=== DATA ENTRIES ===
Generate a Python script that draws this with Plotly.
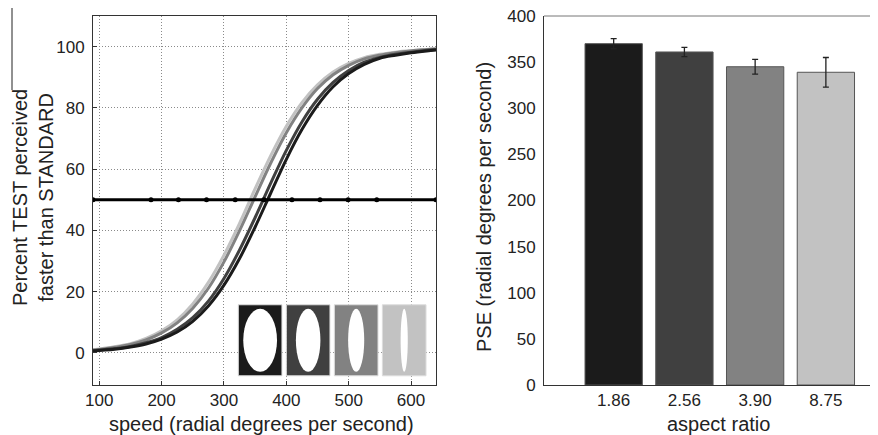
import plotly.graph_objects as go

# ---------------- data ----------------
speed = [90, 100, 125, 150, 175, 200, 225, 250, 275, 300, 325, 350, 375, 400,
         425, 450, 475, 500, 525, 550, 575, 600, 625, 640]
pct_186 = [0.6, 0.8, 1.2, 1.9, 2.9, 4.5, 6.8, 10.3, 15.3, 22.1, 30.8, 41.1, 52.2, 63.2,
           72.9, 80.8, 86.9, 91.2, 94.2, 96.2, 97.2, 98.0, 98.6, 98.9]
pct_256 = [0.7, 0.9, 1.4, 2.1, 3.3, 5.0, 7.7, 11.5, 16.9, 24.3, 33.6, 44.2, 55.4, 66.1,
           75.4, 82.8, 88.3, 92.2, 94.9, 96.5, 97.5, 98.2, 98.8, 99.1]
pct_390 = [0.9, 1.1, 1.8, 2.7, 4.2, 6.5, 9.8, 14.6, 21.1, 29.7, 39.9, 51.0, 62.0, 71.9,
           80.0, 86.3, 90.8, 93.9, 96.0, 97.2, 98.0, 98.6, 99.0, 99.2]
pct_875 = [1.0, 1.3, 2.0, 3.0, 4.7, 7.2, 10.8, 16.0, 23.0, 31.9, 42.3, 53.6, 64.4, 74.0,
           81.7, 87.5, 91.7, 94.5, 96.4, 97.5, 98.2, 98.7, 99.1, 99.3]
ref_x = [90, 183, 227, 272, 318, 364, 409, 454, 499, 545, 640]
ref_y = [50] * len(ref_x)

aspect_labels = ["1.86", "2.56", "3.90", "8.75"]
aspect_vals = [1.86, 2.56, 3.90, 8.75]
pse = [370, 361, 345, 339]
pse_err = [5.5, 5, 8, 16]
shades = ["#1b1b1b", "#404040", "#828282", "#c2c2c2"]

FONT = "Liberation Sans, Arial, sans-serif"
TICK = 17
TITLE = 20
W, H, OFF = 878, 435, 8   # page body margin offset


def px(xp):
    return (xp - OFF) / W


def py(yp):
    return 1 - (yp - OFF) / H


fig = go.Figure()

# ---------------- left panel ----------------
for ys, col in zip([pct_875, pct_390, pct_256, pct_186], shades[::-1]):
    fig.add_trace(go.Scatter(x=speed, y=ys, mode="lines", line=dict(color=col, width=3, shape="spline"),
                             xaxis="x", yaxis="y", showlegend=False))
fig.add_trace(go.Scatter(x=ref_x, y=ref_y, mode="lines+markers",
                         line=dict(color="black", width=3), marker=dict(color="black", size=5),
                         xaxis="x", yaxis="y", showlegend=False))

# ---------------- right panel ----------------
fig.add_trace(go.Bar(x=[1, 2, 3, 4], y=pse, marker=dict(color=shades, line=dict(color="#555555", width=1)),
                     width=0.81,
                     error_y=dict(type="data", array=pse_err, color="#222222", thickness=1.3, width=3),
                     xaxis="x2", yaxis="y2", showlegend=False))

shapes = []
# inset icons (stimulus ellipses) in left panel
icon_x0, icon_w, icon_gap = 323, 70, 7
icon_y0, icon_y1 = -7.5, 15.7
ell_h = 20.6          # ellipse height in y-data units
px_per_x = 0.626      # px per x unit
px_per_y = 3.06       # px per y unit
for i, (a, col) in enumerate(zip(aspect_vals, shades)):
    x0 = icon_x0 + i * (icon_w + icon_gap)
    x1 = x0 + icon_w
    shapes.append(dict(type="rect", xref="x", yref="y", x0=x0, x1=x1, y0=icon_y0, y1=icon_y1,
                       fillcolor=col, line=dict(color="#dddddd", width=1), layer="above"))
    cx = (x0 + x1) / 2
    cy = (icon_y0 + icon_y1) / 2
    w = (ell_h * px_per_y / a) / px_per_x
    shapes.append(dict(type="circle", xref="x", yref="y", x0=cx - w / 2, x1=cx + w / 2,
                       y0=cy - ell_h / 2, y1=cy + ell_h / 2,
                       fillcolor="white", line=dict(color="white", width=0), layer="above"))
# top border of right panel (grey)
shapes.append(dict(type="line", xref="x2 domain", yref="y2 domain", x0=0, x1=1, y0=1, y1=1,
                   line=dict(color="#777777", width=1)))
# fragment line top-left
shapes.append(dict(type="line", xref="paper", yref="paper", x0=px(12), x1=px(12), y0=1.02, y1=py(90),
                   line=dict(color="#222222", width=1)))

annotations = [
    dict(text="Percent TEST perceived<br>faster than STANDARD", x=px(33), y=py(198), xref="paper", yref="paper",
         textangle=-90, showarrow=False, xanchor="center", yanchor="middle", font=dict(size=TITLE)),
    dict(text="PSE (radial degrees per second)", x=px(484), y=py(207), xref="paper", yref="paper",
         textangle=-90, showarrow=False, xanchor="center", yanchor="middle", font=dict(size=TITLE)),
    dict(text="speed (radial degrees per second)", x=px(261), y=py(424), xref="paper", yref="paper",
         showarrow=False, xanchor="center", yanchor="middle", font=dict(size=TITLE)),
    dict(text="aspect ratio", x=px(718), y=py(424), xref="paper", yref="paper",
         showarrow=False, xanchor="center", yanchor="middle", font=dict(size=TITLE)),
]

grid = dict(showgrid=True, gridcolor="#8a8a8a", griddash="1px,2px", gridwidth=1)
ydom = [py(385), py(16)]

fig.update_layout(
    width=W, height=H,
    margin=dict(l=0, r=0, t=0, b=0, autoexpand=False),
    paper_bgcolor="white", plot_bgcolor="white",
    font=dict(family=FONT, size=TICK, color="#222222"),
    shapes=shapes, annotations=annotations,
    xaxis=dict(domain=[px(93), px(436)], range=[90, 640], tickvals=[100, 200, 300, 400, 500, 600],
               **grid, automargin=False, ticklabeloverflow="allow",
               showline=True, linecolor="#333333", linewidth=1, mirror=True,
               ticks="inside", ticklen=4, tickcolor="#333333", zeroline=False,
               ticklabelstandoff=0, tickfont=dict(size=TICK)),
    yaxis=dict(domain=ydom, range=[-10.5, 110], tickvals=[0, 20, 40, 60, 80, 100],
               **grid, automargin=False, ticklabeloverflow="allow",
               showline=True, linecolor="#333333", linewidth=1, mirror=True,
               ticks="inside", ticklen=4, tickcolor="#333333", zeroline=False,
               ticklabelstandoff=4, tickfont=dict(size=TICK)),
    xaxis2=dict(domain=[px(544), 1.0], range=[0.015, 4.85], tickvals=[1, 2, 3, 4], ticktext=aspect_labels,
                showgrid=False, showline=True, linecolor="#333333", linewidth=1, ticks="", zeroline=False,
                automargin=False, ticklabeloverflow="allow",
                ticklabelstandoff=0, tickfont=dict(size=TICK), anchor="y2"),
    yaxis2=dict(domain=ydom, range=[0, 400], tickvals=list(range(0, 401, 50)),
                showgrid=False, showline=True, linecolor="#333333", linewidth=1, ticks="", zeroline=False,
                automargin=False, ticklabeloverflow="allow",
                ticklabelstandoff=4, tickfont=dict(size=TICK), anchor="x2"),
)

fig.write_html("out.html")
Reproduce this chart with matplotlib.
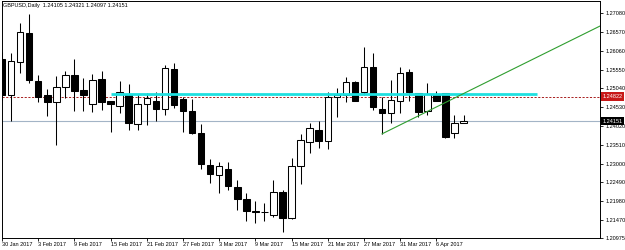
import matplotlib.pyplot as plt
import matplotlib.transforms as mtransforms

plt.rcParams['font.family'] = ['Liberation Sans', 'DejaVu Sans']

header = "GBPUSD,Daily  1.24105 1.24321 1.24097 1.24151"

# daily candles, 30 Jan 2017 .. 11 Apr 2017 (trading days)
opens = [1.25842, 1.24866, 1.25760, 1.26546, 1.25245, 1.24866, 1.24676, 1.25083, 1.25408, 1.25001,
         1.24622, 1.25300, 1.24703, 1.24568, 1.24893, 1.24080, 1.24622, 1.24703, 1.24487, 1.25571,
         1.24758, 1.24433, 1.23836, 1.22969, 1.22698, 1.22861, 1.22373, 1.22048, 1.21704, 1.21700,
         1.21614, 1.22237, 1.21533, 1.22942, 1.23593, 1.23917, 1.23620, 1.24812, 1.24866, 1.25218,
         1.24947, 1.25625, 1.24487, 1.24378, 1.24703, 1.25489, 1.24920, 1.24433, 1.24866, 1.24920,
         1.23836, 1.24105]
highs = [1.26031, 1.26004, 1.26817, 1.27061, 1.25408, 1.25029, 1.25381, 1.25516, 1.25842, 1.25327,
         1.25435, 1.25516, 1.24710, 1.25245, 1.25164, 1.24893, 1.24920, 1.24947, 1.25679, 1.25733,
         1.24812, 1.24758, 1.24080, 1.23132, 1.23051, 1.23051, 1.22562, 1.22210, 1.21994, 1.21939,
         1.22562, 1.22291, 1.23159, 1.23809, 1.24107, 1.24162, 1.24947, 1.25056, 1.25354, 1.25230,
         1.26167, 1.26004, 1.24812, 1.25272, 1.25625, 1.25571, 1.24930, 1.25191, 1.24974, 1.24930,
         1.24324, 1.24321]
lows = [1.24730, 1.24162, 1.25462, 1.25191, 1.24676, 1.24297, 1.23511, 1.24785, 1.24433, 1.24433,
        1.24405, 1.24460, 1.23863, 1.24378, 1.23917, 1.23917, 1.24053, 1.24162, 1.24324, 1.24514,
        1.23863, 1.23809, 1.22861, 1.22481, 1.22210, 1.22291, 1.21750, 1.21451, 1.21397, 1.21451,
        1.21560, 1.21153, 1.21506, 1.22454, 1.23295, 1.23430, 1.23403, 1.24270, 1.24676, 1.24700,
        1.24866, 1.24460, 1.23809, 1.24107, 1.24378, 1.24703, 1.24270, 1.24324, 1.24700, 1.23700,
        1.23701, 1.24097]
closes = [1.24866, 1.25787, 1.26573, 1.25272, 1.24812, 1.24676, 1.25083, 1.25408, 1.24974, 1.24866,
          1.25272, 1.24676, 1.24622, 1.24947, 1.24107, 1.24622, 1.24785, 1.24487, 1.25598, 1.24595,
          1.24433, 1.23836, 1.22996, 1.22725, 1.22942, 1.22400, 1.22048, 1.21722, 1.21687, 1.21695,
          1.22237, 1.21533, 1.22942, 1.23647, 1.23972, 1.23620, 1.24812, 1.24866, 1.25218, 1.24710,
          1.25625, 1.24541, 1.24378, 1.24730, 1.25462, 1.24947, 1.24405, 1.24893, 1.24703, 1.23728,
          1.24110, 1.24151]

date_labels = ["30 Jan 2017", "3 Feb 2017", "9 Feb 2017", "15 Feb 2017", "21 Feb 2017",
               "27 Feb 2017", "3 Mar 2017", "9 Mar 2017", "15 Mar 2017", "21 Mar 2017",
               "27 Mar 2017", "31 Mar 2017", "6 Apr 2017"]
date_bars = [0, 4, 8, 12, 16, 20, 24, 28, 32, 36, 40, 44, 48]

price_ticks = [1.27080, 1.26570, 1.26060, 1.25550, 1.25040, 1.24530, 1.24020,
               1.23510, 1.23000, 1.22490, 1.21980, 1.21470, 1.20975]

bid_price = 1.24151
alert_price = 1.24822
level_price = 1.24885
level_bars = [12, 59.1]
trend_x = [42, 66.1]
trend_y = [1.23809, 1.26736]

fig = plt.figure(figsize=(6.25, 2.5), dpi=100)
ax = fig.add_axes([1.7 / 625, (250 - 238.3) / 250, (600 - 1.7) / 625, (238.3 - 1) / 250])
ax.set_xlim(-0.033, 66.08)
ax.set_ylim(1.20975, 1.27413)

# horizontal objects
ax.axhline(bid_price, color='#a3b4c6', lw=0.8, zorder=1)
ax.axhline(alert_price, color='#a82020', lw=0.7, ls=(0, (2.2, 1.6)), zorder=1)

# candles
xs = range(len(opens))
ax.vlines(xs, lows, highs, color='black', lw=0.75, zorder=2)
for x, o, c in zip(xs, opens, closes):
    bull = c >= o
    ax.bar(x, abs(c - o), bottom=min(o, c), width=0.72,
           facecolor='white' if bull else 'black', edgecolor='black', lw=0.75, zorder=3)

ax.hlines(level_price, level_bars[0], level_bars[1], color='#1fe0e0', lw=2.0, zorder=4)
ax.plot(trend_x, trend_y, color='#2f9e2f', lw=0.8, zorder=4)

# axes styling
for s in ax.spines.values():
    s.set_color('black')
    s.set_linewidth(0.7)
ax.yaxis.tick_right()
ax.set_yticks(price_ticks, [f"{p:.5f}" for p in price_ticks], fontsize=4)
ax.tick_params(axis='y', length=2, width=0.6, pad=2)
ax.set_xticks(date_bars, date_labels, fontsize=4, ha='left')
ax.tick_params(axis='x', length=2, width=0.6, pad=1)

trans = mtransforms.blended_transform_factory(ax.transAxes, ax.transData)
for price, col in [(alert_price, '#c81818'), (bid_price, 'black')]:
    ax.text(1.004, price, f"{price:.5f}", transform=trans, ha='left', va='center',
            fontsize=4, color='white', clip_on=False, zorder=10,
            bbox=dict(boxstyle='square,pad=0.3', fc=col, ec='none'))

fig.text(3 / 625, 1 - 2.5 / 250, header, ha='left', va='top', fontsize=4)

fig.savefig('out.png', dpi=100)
===
EXERCISE BRIEF:
Without any pictures, reproduce the lines from the first one in the material through the line that has "ref_y = [50] * len(ref_x)", exactly as they appear.

RESPONSE BELOW:
Generate a Python script that draws this with Plotly.
import plotly.graph_objects as go

# ---------------- data ----------------
speed = [90, 100, 125, 150, 175, 200, 225, 250, 275, 300, 325, 350, 375, 400,
         425, 450, 475, 500, 525, 550, 575, 600, 625, 640]
pct_186 = [0.6, 0.8, 1.2, 1.9, 2.9, 4.5, 6.8, 10.3, 15.3, 22.1, 30.8, 41.1, 52.2, 63.2,
           72.9, 80.8, 86.9, 91.2, 94.2, 96.2, 97.2, 98.0, 98.6, 98.9]
pct_256 = [0.7, 0.9, 1.4, 2.1, 3.3, 5.0, 7.7, 11.5, 16.9, 24.3, 33.6, 44.2, 55.4, 66.1,
           75.4, 82.8, 88.3, 92.2, 94.9, 96.5, 97.5, 98.2, 98.8, 99.1]
pct_390 = [0.9, 1.1, 1.8, 2.7, 4.2, 6.5, 9.8, 14.6, 21.1, 29.7, 39.9, 51.0, 62.0, 71.9,
           80.0, 86.3, 90.8, 93.9, 96.0, 97.2, 98.0, 98.6, 99.0, 99.2]
pct_875 = [1.0, 1.3, 2.0, 3.0, 4.7, 7.2, 10.8, 16.0, 23.0, 31.9, 42.3, 53.6, 64.4, 74.0,
           81.7, 87.5, 91.7, 94.5, 96.4, 97.5, 98.2, 98.7, 99.1, 99.3]
ref_x = [90, 183, 227, 272, 318, 364, 409, 454, 499, 545, 640]
ref_y = [50] * len(ref_x)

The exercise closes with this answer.